Un appel urgent à l’action
Il est impératif que le Ministre de l’Éducation Nationale et la directrice du FNE se concertent pour proposer un cadre différent pour la construction des écoles, quitte à passer par un changement des normes administratives. Ils doivent prendre conscience de l’importance vitale d’intégrer des infrastructures sportives dans tous les projets scolaires. Cela nécessite une réévaluation immédiate des priorités et un engagement ferme à utiliser les fonds du FNE de manière plus efficace et équitable.
Une mobilisation de la communauté, des parents et des acteurs de la société civile dans les localités où doivent être construites ces infrastructures scolaires est également essentielle pour faire entendre cette voix et exiger des changements concrets.
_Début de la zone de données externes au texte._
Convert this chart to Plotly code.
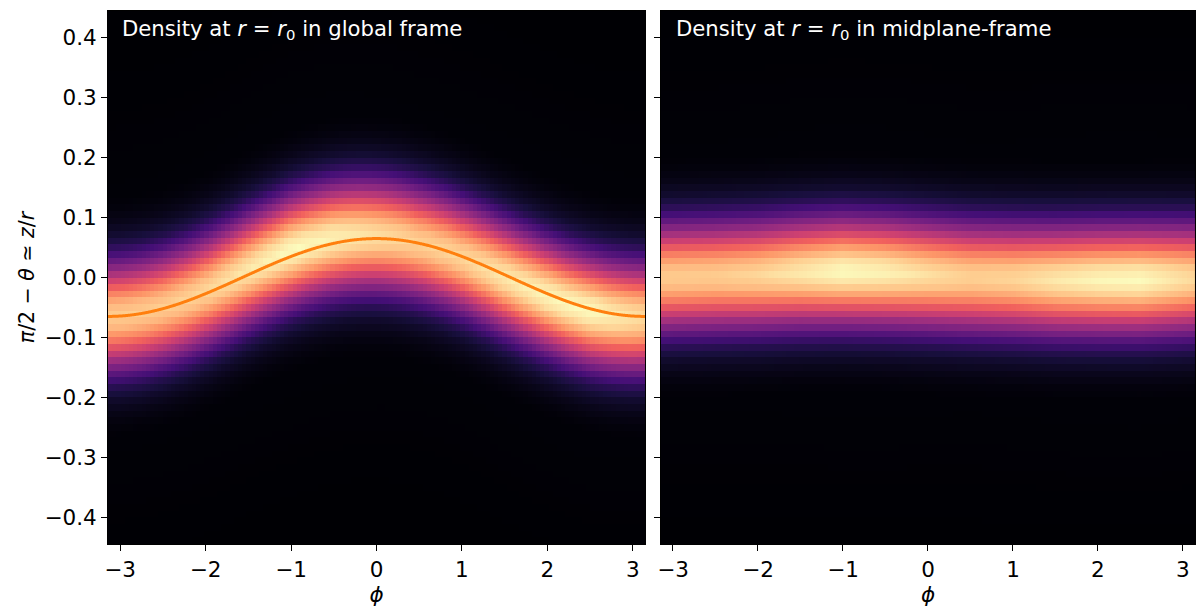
import numpy as np
import plotly.graph_objects as go

# Grid: azimuth phi and latitude pi/2 - theta (~ z/r) at r = r0
n_phi = 128
n_lat = 80
phi_edges = np.linspace(-np.pi, np.pi, n_phi + 1)
lat_edges = np.linspace(-0.445, 0.445, n_lat + 1)
phi = 0.5 * (phi_edges[1:] + phi_edges[:-1])
lat = 0.5 * (lat_edges[1:] + lat_edges[:-1])

# Warp of the midplane: z/r = warp_amp * cos(phi - warp_phase)
warp_amp = 0.065
warp_phase = 0.0

# Vertical density profile (normalised) vs distance from the midplane
profile_dz = [0.0, 0.02, 0.04, 0.06, 0.08, 0.10, 0.12, 0.14, 0.16, 0.18, 0.20, 0.45]
profile_val = [1.00, 0.94, 0.80, 0.62, 0.44, 0.28, 0.16, 0.085, 0.042, 0.018, 0.006, 0.0]

# Azimuthal variation of peak density and of the band centre in the midplane frame
node_phi = [-3.14, -2.5, -2.0, -1.5, -1.0, -0.5, 0.0, 0.5, 1.0, 1.5, 2.0, 2.5, 3.14]
node_peak = [0.90, 0.90, 0.92, 0.96, 1.00, 0.98, 0.94, 0.91, 0.92, 0.96, 0.99, 1.00, 0.93]
node_shift = [0.000, 0.002, 0.004, 0.008, 0.010, 0.008, 0.004, 0.000, -0.002, -0.004, -0.004, -0.004, -0.002]

peak = np.interp(phi, node_phi, node_peak)
shift = np.interp(phi, node_phi, node_shift)
warp = warp_amp * np.cos(phi - warp_phase)


def density(centre):
    dz = np.abs(lat[:, None] - centre[None, :])
    return np.interp(dz, profile_dz, profile_val) * peak[None, :]


rho_global = density(warp + shift)
rho_mid = density(shift)

fig = go.Figure()
common = dict(colorscale="Magma", zmin=0, zmax=1, showscale=False, zsmooth=False,
              hoverinfo="skip")
fig.add_trace(go.Heatmap(x=phi, y=lat, z=rho_global, xaxis="x", yaxis="y", **common))
fig.add_trace(go.Heatmap(x=phi, y=lat, z=rho_mid, xaxis="x2", yaxis="y2", **common))

phi_line = np.linspace(-np.pi, np.pi, 600)
fig.add_trace(go.Scatter(x=phi_line, y=warp_amp * np.cos(phi_line - warp_phase),
                         mode="lines", line=dict(color="#ff7f0e", width=3, shape="spline"),
                         xaxis="x", yaxis="y", showlegend=False, hoverinfo="skip"))

font = dict(family="DejaVu Sans", size=21.5, color="black")
xticks = [-3, -2, -1, 0, 1, 2, 3]
yticks = [-0.4, -0.3, -0.2, -0.1, 0.0, 0.1, 0.2, 0.3, 0.4]
axis_common = dict(showgrid=False, zeroline=False, ticks="outside", ticklen=6,
                   tickwidth=1.2, tickcolor="black", showline=True, linecolor="black",
                   linewidth=1, mirror=True, tickfont=font)

fig.update_layout(
    width=1196, height=608,
    margin=dict(l=108, r=1, t=11, b=64),
    paper_bgcolor="white", plot_bgcolor="black",
    showlegend=False,
    xaxis=dict(domain=[0, 0.494], range=[-np.pi, np.pi], tickvals=xticks,
               title=dict(text="<i>ϕ</i>", font=font, standoff=2), **axis_common),
    xaxis2=dict(domain=[0.5087, 1], range=[-np.pi, np.pi], tickvals=xticks,
                anchor="y2",
                title=dict(text="<i>ϕ</i>", font=font, standoff=2), **axis_common),
    yaxis=dict(range=[-0.445, 0.445], tickvals=yticks, tickformat=".1f",
               title=dict(text="<i>π</i>/2 − <i>θ</i> ≃ <i>z</i>/<i>r</i>",
                          font=dict(family="DejaVu Sans", size=20.5, color="black"),
                          standoff=4), **axis_common),
    yaxis2=dict(range=[-0.445, 0.445], tickvals=yticks, showticklabels=False,
                anchor="x2", **axis_common),
)

ann_font = dict(family="DejaVu Sans", size=21.2, color="white")
fig.add_annotation(text="Density at <i>r</i> = <i>r</i><sub>0</sub> in global frame",
                   xref="x domain", yref="y domain", x=0.022, y=0.994,
                   xanchor="left", yanchor="top", showarrow=False, font=ann_font)
fig.add_annotation(text="Density at <i>r</i> = <i>r</i><sub>0</sub> in midplane-frame",
                   xref="x2 domain", yref="y2 domain", x=0.024, y=0.994,
                   xanchor="left", yanchor="top", showarrow=False, font=ann_font)

fig.write_html("out.html")
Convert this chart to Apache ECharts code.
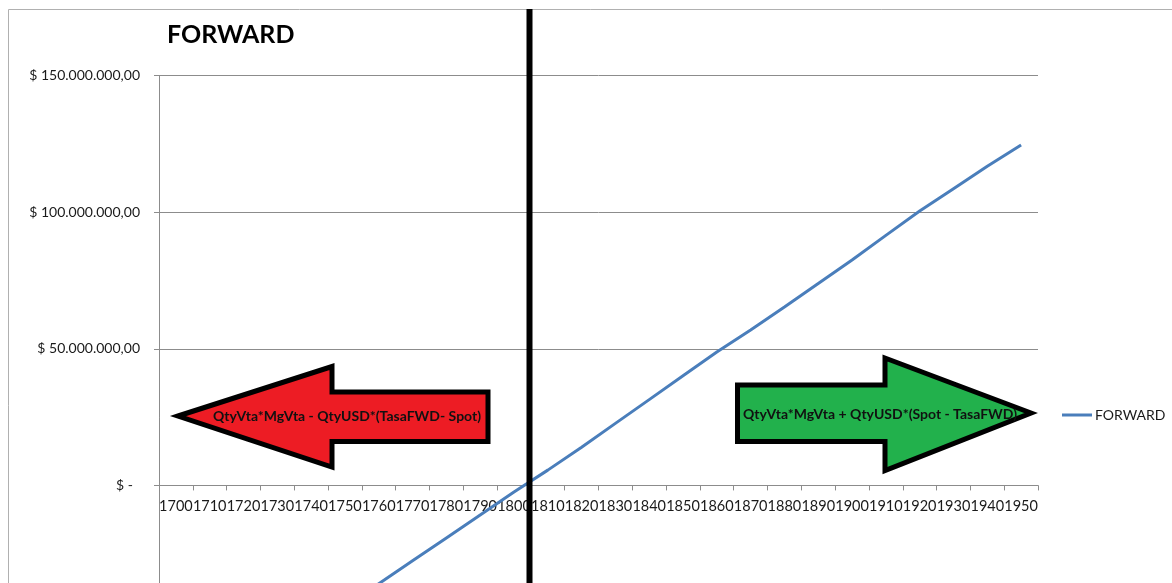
<!DOCTYPE html>
<html>
<head>
<meta charset="utf-8">
<script src="https://cdn.jsdelivr.net/npm/echarts@6/dist/echarts.min.js"></script>
<style>
  html, body { margin: 0; padding: 0; background: #fff; overflow: hidden; }
  #main { width: 1172px; height: 800px; }
</style>
</head>
<body>
<div id="main"></div>
<script>
// categories on the x axis
var years = ['1700', '1710', '1720', '1730', '1740', '1750', '1760', '1770', '1780', '1790',
  '1800', '1810', '1820', '1830', '1840', '1850', '1860', '1870', '1880', '1890',
  '1900', '1910', '1920', '1930', '1940', '1950'];

// FORWARD result, in millions of $
var forwardMillions = [-86.4, -78.0, -69.6, -61.2, -52.8, -44.4, -36.0, -27.6, -19.2, -10.8,
  -2.4, 5.6, 14.0, 22.7, 31.4, 40.1, 48.8, 56.9, 65.3, 73.9,
  82.5, 91.5, 100.4, 108.6, 116.8, 124.6];

var yMin = -100000000;
var yMax = 150000000;
var yStep = 50000000;

var redText = 'QtyVta*MgVta - QtyUSD*(TasaFWD- Spot)';
var greenText = 'QtyVta*MgVta + QtyUSD*(Spot - TasaFWD)';

function money(v) {
  if (v === 0) return '$ -\u00a0\u00a0';
  var abs = Math.abs(v);
  var s = String(Math.round(abs)).replace(/\B(?=(\d{3})+(?!\d))/g, '.');
  return (v < 0 ? '-' : '') + '$ ' + s + ',00';
}

var font = 'Lato, "Open Sans", sans-serif';

// plot box; the chart runs below the window, like the cropped original
var gridTop = 75.5;
var gridHeight = 683.2;
// lift the category axis up to the $0 line (labels included)
var zeroOffset = (0 - yMin) / (yMax - yMin) * gridHeight;

var chart = echarts.init(document.getElementById('main'));
chart.setOption({
  animation: false,
  title: {
    text: 'FORWARD',
    left: 167,
    top: 22,
    padding: 0,
    textStyle: { fontFamily: font, fontSize: 25, fontWeight: 'bold', color: '#000' }
  },
  legend: {
    data: ['FORWARD'],
    left: 1062,
    top: 408,
    padding: 0,
    icon: 'rect',
    itemWidth: 30,
    itemHeight: 3,
    itemGap: 3,
    textStyle: { fontFamily: font, fontSize: 14, color: '#1a1a1a', padding: [0, 0, 0, -2] }
  },
  grid: { left: 159, right: 134, top: gridTop, height: gridHeight },
  xAxis: {
    type: 'category',
    data: years,
    boundaryGap: true,
    offset: -zeroOffset,
    axisLine: { onZero: false, lineStyle: { color: '#8c8c8c', width: 1 } },
    axisTick: { show: true, length: 5, alignWithLabel: false, lineStyle: { color: '#8c8c8c' } },
    axisLabel: {
      show: true, interval: 0, hideOverlap: false, margin: 13,
      fontFamily: font, fontSize: 14.5, color: '#1a1a1a'
    },
    splitLine: { show: false }
  },
  yAxis: {
    type: 'value',
    min: yMin,
    max: yMax,
    interval: yStep,
    axisLine: { show: true, lineStyle: { color: '#8c8c8c', width: 1 } },
    axisTick: { show: true, length: 5, lineStyle: { color: '#8c8c8c' } },
    axisLabel: { margin: 19, fontFamily: font, fontSize: 14, color: '#1a1a1a', formatter: money },
    splitLine: { show: true, lineStyle: { color: '#8c8c8c', width: 1 } }
  },
  series: [{
    name: 'FORWARD',
    type: 'line',
    data: forwardMillions.map(function (v) { return v * 1000000; }),
    symbol: 'none',
    lineStyle: { color: '#4a7ebb', width: 3 },
    itemStyle: { color: '#4a7ebb' }
  }],
  graphic: [
    {
      type: 'rect',
      shape: { x: 8.5, y: 9.5, width: 1300, height: 1000 },
      style: { fill: 'none', stroke: '#b0b0b0', lineWidth: 1 },
      z: 0
    },
    {
      type: 'polygon',
      shape: { points: [[178, 416], [332, 366.5], [332, 392], [488, 392], [488, 441.5], [332, 441.5], [332, 467]] },
      style: { fill: '#ed1c24', stroke: '#000', lineWidth: 5, lineJoin: 'miter' },
      z: 10
    },
    {
      type: 'text',
      x: 347, y: 416,
      style: { text: redText, fill: '#111', font: 'bold 14px ' + font, textAlign: 'center', textVerticalAlign: 'middle' },
      z: 11
    },
    {
      type: 'polygon',
      shape: { points: [[737.5, 385], [885, 385], [885, 358], [1031, 413], [885, 470.5], [885, 441.5], [737.5, 441.5]] },
      style: { fill: '#22b14c', stroke: '#000', lineWidth: 5, lineJoin: 'miter' },
      z: 10
    },
    {
      type: 'text',
      x: 880, y: 414,
      style: { text: greenText, fill: '#111', font: 'bold 14px ' + font, textAlign: 'center', textVerticalAlign: 'middle' },
      z: 11
    },
    {
      type: 'line',
      shape: { x1: 529.5, y1: 9, x2: 529.5, y2: 800 },
      style: { stroke: '#000', lineWidth: 6 },
      z: 12
    }
  ]
});
</script>
</body>
</html>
L’opportunité d’une transformation historique
Le FNE détient une occasion unique de transformer véritablement l’éducation en Haïti en intégrant systématiquement des infrastructures sportives dans ses projets scolaires. En investissant dans le bien-être physique et mental des enfants, le FNE peut contribuer à former une génération plus forte, plus équilibrée et plus résiliente. La diaspora haïtienne, qui finance une partie significative de ce fonds à travers ses sacrifices quotidiens, mérite de voir des résultats concrets de ses contributions. Nos compatriotes à l’étranger offrent à leurs propres enfants des écoles dotées d’infrastructures sportives complètes – les enfants d’Haïti ne méritent-ils pas les mêmes opportunités de développement ?
Il est temps d’agir avec détermination pour un avenir meilleur et plus équitable pour tous les enfants haïtiens. L’heure n’est plus aux excuses : nos enfants grandissent, le temps presse, et chaque jour qui passe sans action concrète est un jour de perdu dans la formation de nos futurs champions et leaders.